LED Control Functions:
    setLED(addr) - turn on the LED
    clrLED(addr) - turn off the LED
    toggleLED(addr) - if LED is on, turn off. If LED is off, turn on.
    
System Level Functions:
    getID(addr) - return Pi-Plate descriptor string
    getFWrev(addr) - return FW revision in byte format
    getHWrev(addr) - return HW revision in byte format
    getADDR(addr) - return address of pi-plate. Used for polling available
        boards at power up.
    intEnable(addr) - enable interrupts from the MOTORplate. GPIO22 will be
        pulled low if an enabled event occurs.
    intDisable(addr) - disables and clears all interrupts on the MOTORplate.
    getINTflag0(addr) - returns bit interrupt flag0 value then clears the 
        register. 
    getINTflag1(addr) - returns bit interrupt flag1 value then clears the 
        register. 
    Poll() - determine what Pi-Plates are on stack as well as their addresses
    RESET(addr) - use this function to return the MOTORplate to a known state.
        Stops and removes power to the motors. Also clears out all configuration
        settings.

Definitions:
    addr: Address - MOTORplates have jumpers on the board that allow
        their address to be set to a value between 0 and 7.
    motor: Motor Designator - used for selecting the motor to drive. For stepper
        motors this is either an 'a' or a 'b' - the case is insensitive but the
        characters have to be enclosed in quotation marks. For DC motors, use
        the numbers 1 through 4 to select the motor to drive.

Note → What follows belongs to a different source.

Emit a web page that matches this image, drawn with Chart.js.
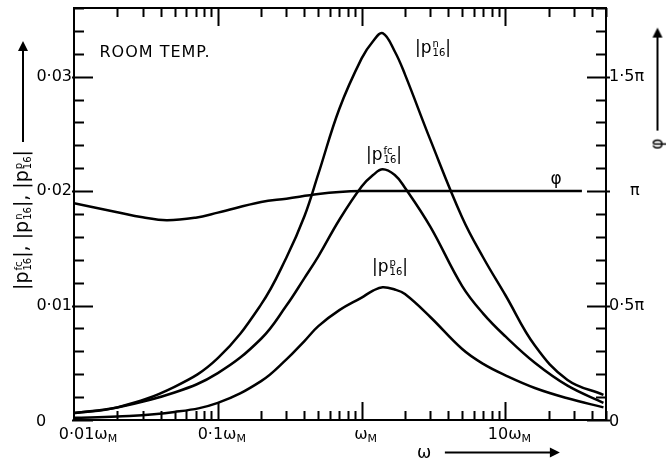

    dir: Direction - the two accepted arguments are clockwise 'cw' and counter
        clockwise 'ccw' - the case is insensitive. These are somewhat arbitrary
        and are dependent on how you have wired up your motor. So, some
        experimentation may be required.
    resolution: Stepper Resolution - MOTORplates can drive stepper motors using
        four different step resolutions. These can be specified with either a
        number or characters. Again, for characters, the case is insensitive but
        they have to be enclosed in quotation marks:
            Full Steps: 0 or 'F'
            Half Steps: 1 or 'H'
            Four Microsteps: 2 or '4M'
            Eight Microsteps: 3 or '8M'          
    rate: Stepper Rate - MOTORplates can drive stepper motors at step rates from
        1 to 2000 steps per second. Values outside of these limits will produce
        an error. Note that the maximum step rate you can achieve is dependent
        on the motor, the motor voltage, your step rate, your load, and your
        acceleration rate.
    acceleration: Motor Acceleration Time - MOTORplates have the ability to
        gradually ramp up (and down) to the desired motor step rate or speed.

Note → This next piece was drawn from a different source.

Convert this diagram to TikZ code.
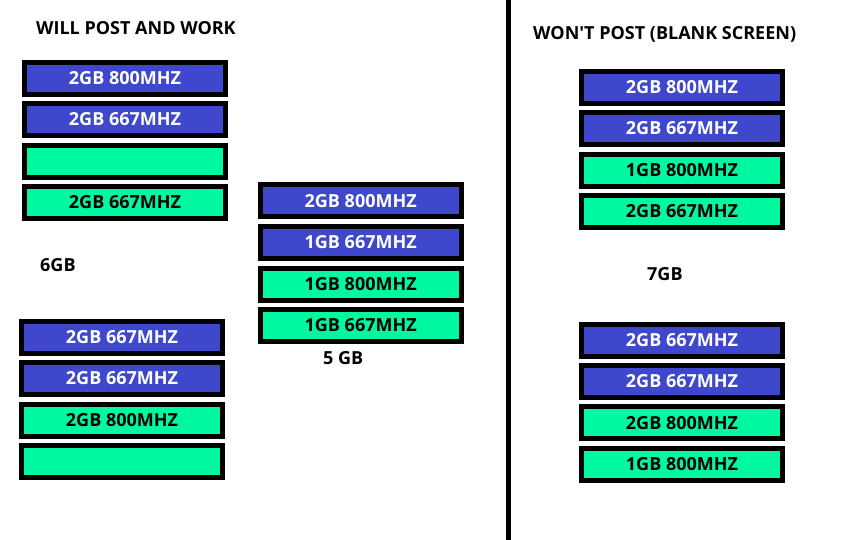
\documentclass[tikz,border=0pt]{standalone}
\usepackage{fontspec}
\setmainfont{Open Sans}
\definecolor{ramblue}{RGB}{63,72,204}
\definecolor{ramgreen}{RGB}{0,248,160}
\tikzset{
  ram/.style={draw=black, line width=5pt, minimum width=201pt, minimum height=32pt,
    inner sep=0pt, font=\fontsize{18pt}{20pt}\selectfont\bfseries, text height=13pt, text depth=0pt},
  blueram/.style={ram, fill=ramblue, text=white},
  greenram/.style={ram, fill=ramgreen, text=black},
  label/.style={anchor=base west, inner sep=0pt, font=\fontsize{18pt}{20pt}\selectfont\bfseries}
}
\begin{document}
\begin{tikzpicture}[x=1pt,y=-1pt]
\useasboundingbox (0,0) rectangle (860,540);
\fill[white] (0,0) rectangle (860,540);
% titles
\node[label] (t1) at (36,35) {WILL POST AND WORK};
\node[label] (t2) at (533,39.5) {WON\textquotesingle T POST (BLANK SCREEN)};
\node[label] (l6) at (40,272) {6GB};
\node[label] (l5) at (323,364) {5 GB};
\node[label] (l7) at (647,281) {7GB};
% divider
\coordinate (dtop) at (508.5,0);
\coordinate (dbot) at (508.5,540);
\draw[line width=5pt] (dtop) -- (dbot);
% group A (top left)
\node[blueram]  (a1) at (125,78.3)  {2GB 800MHZ};
\node[blueram]  (a2) at (125,119.3) {2GB 667MHZ};
\node[greenram] (a3) at (125,161.3) {};
\node[greenram] (a4) at (125,202.3) {2GB 667MHZ};
% group B (middle)
\node[blueram]  (b1) at (360.7,201)   {2GB 800MHZ};
\node[blueram]  (b2) at (360.7,242.3) {1GB 667MHZ};
\node[greenram] (b3) at (360.7,284.2) {1GB 800MHZ};
\node[greenram] (b4) at (360.7,325.2) {1GB 667MHZ};
% group C (bottom left)
\node[blueram]  (c1) at (122,337.3) {2GB 667MHZ};
\node[blueram]  (c2) at (122,378.3) {2GB 667MHZ};
\node[greenram] (c3) at (122,420.2) {2GB 800MHZ};
\node[greenram] (c4) at (122,461.3) {};
% group D (top right)
\node[blueram]  (d1) at (682,87.5)  {2GB 800MHZ};
\node[blueram]  (d2) at (682,128.3) {2GB 667MHZ};
\node[greenram] (d3) at (682,170.3) {1GB 800MHZ};
\node[greenram] (d4) at (682,211.3) {2GB 667MHZ};
% group E (bottom right)
\node[blueram]  (e1) at (682,340.3) {2GB 667MHZ};
\node[blueram]  (e2) at (682,381.2) {2GB 667MHZ};
\node[greenram] (e3) at (682,422.8) {2GB 800MHZ};
\node[greenram] (e4) at (682,464)   {1GB 800MHZ};
\end{tikzpicture}
\end{document}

        This feature prevents the motor from stalling under high load
        conditions. Values for acceleration range from 0.0 for no acceleration
        to 5.0 seconds. 
    steps: Step Count - This value is used when moving a stepper motor a fixed
        number of steps this value can range from 1 to 65,535. The actual amount
        of travel will be dependent on the motor and the resolution.
    speed: DC Motor Speed - This is a value that represents the speed of the DC
        motor in percent. It ranges from 0.0 to 100.0. The actual speed will be
        dependent on the motor, the motor voltage, and any gearing on the shaft.
    tachnum: Tachometer Number - there are four sensor inputs / tachometers on
        the MOTORplate. These are referenced with the numbers 1 through 4.